### PROBLEM DETAILS
Repeat verbatim only the lines from the opening of the material below through the one that contains "const statsLines = ['87".

### AVAILABLE DATA
⟨

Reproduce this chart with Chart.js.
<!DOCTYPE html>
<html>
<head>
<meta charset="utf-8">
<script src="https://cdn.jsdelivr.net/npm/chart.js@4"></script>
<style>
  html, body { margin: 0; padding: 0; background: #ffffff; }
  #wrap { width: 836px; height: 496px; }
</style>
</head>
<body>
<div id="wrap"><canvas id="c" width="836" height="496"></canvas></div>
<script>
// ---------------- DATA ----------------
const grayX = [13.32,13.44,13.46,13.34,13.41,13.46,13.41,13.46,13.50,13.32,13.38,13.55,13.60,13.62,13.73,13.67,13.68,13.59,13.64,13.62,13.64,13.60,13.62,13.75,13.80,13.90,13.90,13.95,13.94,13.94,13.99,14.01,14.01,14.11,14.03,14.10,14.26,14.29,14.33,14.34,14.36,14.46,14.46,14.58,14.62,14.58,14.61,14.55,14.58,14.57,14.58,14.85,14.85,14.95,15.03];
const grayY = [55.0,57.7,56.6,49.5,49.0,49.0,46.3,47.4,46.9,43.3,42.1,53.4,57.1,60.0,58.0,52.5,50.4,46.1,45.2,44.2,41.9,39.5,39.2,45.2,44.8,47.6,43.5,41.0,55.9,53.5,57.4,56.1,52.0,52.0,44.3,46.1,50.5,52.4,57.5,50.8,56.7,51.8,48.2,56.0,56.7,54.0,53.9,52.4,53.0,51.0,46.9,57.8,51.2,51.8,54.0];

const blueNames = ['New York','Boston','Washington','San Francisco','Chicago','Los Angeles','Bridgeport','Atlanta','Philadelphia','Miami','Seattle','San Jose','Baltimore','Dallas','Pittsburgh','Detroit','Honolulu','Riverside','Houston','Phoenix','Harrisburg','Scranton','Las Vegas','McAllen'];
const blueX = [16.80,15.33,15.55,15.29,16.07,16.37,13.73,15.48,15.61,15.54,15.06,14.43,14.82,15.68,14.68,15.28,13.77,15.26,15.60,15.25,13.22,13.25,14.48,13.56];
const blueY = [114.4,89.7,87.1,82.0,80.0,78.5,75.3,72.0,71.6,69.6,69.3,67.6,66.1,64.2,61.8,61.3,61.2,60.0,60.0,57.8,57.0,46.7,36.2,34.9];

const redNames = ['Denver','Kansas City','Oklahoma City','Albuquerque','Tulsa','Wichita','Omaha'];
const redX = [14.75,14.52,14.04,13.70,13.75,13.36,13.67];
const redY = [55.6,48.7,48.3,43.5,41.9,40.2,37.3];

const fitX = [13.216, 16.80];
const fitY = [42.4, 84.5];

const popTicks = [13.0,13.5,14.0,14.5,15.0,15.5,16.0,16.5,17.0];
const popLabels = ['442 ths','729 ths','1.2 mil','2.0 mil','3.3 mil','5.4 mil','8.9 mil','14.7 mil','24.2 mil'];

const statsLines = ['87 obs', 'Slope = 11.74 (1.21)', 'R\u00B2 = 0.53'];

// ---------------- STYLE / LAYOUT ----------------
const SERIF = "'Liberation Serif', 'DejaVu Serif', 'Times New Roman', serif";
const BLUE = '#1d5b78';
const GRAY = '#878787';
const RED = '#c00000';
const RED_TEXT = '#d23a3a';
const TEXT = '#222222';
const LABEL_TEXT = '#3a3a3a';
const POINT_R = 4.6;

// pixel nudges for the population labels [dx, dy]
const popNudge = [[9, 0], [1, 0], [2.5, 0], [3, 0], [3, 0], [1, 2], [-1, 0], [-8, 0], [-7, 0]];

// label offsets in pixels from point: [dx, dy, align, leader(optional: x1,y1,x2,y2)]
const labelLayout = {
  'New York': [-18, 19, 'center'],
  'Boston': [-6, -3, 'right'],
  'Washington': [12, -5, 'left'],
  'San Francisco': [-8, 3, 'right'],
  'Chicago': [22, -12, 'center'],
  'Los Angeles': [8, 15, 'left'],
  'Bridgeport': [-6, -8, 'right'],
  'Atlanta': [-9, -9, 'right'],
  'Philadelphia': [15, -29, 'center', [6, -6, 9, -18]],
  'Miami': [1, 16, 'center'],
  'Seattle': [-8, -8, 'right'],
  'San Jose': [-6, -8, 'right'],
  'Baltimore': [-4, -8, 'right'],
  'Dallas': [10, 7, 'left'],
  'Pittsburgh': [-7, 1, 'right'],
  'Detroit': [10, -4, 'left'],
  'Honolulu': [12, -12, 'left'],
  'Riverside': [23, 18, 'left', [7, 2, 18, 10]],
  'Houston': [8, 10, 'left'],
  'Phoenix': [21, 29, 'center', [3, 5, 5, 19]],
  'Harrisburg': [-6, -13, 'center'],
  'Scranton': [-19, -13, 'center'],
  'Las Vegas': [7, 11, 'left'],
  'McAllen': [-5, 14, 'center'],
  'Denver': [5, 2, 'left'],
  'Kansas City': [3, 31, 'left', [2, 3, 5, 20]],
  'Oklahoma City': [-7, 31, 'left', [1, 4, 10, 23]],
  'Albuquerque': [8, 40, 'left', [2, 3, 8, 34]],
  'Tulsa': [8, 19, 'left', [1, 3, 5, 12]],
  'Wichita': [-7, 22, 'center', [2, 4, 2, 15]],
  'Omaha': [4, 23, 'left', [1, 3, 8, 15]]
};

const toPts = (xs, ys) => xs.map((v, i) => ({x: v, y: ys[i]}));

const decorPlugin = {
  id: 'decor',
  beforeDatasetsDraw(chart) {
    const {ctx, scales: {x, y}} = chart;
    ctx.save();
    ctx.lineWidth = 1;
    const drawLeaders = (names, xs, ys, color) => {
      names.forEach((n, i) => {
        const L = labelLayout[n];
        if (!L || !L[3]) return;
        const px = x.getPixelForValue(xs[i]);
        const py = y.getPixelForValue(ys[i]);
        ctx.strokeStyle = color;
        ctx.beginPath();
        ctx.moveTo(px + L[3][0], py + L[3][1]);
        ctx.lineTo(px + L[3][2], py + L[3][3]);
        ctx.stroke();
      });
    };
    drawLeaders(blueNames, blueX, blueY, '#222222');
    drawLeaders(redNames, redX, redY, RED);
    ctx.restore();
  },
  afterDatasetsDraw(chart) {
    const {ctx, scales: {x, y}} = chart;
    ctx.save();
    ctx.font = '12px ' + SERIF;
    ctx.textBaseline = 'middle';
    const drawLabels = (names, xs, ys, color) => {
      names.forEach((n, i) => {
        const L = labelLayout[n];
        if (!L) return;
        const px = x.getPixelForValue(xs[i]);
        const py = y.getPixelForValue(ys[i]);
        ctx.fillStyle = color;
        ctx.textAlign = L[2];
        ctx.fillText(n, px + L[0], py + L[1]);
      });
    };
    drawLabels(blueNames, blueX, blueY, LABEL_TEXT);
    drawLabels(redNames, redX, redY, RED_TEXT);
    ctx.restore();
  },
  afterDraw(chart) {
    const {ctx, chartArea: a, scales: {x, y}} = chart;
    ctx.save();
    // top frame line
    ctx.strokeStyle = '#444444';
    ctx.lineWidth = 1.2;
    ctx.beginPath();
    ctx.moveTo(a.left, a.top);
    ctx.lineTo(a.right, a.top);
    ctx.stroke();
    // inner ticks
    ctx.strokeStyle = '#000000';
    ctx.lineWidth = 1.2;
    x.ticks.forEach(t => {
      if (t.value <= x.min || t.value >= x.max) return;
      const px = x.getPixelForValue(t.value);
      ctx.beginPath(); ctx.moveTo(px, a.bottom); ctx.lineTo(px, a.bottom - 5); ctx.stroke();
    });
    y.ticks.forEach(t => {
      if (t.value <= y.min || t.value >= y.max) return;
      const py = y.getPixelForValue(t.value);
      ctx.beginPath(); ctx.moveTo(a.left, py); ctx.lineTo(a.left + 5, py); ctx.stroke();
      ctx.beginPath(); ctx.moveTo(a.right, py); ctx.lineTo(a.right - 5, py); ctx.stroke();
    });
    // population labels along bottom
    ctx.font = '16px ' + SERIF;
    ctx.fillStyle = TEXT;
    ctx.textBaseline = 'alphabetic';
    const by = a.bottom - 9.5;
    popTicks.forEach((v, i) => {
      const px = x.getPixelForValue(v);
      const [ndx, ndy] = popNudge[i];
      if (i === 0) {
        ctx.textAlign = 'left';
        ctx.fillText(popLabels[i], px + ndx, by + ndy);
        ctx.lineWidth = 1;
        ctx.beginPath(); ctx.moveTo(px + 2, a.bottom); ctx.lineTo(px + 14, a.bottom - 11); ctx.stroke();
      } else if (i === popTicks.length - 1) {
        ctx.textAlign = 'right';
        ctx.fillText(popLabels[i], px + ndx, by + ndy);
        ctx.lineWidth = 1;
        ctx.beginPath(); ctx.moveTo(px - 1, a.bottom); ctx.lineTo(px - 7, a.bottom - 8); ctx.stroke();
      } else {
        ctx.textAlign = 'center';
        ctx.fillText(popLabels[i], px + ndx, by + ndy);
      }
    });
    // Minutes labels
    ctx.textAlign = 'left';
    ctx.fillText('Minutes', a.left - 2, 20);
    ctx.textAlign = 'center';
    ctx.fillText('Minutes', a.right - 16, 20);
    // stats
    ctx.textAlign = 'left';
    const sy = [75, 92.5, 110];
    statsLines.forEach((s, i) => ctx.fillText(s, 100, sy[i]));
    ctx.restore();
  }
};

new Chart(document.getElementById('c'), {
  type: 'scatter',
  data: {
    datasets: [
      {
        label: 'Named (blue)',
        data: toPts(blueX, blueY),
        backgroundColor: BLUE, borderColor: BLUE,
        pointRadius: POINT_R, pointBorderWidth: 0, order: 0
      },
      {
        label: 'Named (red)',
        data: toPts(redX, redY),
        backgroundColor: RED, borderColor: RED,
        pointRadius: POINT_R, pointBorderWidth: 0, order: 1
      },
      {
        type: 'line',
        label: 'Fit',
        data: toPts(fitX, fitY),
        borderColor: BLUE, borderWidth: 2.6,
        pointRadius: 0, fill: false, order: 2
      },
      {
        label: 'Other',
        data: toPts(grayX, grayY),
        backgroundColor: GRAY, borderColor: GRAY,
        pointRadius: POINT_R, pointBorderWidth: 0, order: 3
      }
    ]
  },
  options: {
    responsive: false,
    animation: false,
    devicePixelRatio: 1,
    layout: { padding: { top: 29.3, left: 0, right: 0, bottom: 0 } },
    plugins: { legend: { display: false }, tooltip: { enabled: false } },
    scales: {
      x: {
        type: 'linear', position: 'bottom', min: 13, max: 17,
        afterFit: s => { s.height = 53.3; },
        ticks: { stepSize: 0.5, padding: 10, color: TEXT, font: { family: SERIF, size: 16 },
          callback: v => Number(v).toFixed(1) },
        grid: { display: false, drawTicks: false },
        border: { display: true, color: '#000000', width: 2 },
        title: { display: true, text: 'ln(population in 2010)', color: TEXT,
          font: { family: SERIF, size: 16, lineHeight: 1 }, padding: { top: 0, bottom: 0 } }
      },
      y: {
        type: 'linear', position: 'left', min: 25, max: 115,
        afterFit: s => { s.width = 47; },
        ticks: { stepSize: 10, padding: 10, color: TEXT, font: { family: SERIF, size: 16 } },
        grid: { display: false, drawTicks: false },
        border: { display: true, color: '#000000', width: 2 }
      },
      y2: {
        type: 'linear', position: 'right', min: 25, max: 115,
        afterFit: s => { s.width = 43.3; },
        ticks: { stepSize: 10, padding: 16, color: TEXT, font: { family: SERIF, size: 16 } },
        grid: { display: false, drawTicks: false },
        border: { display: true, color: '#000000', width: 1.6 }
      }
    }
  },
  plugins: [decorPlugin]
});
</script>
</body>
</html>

⟩

### FULL ANSWER
Reproduce this chart with Chart.js.
<!DOCTYPE html>
<html>
<head>
<meta charset="utf-8">
<script src="https://cdn.jsdelivr.net/npm/chart.js@4"></script>
<style>
  html, body { margin: 0; padding: 0; background: #ffffff; }
  #wrap { width: 836px; height: 496px; }
</style>
</head>
<body>
<div id="wrap"><canvas id="c" width="836" height="496"></canvas></div>
<script>
// ---------------- DATA ----------------
const grayX = [13.32,13.44,13.46,13.34,13.41,13.46,13.41,13.46,13.50,13.32,13.38,13.55,13.60,13.62,13.73,13.67,13.68,13.59,13.64,13.62,13.64,13.60,13.62,13.75,13.80,13.90,13.90,13.95,13.94,13.94,13.99,14.01,14.01,14.11,14.03,14.10,14.26,14.29,14.33,14.34,14.36,14.46,14.46,14.58,14.62,14.58,14.61,14.55,14.58,14.57,14.58,14.85,14.85,14.95,15.03];
const grayY = [55.0,57.7,56.6,49.5,49.0,49.0,46.3,47.4,46.9,43.3,42.1,53.4,57.1,60.0,58.0,52.5,50.4,46.1,45.2,44.2,41.9,39.5,39.2,45.2,44.8,47.6,43.5,41.0,55.9,53.5,57.4,56.1,52.0,52.0,44.3,46.1,50.5,52.4,57.5,50.8,56.7,51.8,48.2,56.0,56.7,54.0,53.9,52.4,53.0,51.0,46.9,57.8,51.2,51.8,54.0];

const blueNames = ['New York','Boston','Washington','San Francisco','Chicago','Los Angeles','Bridgeport','Atlanta','Philadelphia','Miami','Seattle','San Jose','Baltimore','Dallas','Pittsburgh','Detroit','Honolulu','Riverside','Houston','Phoenix','Harrisburg','Scranton','Las Vegas','McAllen'];
const blueX = [16.80,15.33,15.55,15.29,16.07,16.37,13.73,15.48,15.61,15.54,15.06,14.43,14.82,15.68,14.68,15.28,13.77,15.26,15.60,15.25,13.22,13.25,14.48,13.56];
const blueY = [114.4,89.7,87.1,82.0,80.0,78.5,75.3,72.0,71.6,69.6,69.3,67.6,66.1,64.2,61.8,61.3,61.2,60.0,60.0,57.8,57.0,46.7,36.2,34.9];

const redNames = ['Denver','Kansas City','Oklahoma City','Albuquerque','Tulsa','Wichita','Omaha'];
const redX = [14.75,14.52,14.04,13.70,13.75,13.36,13.67];
const redY = [55.6,48.7,48.3,43.5,41.9,40.2,37.3];

const fitX = [13.216, 16.80];
const fitY = [42.4, 84.5];

const popTicks = [13.0,13.5,14.0,14.5,15.0,15.5,16.0,16.5,17.0];
const popLabels = ['442 ths','729 ths','1.2 mil','2.0 mil','3.3 mil','5.4 mil','8.9 mil','14.7 mil','24.2 mil'];

const statsLines = ['87 obs', 'Slope = 11.74 (1.21)', 'R\u00B2 = 0.53'];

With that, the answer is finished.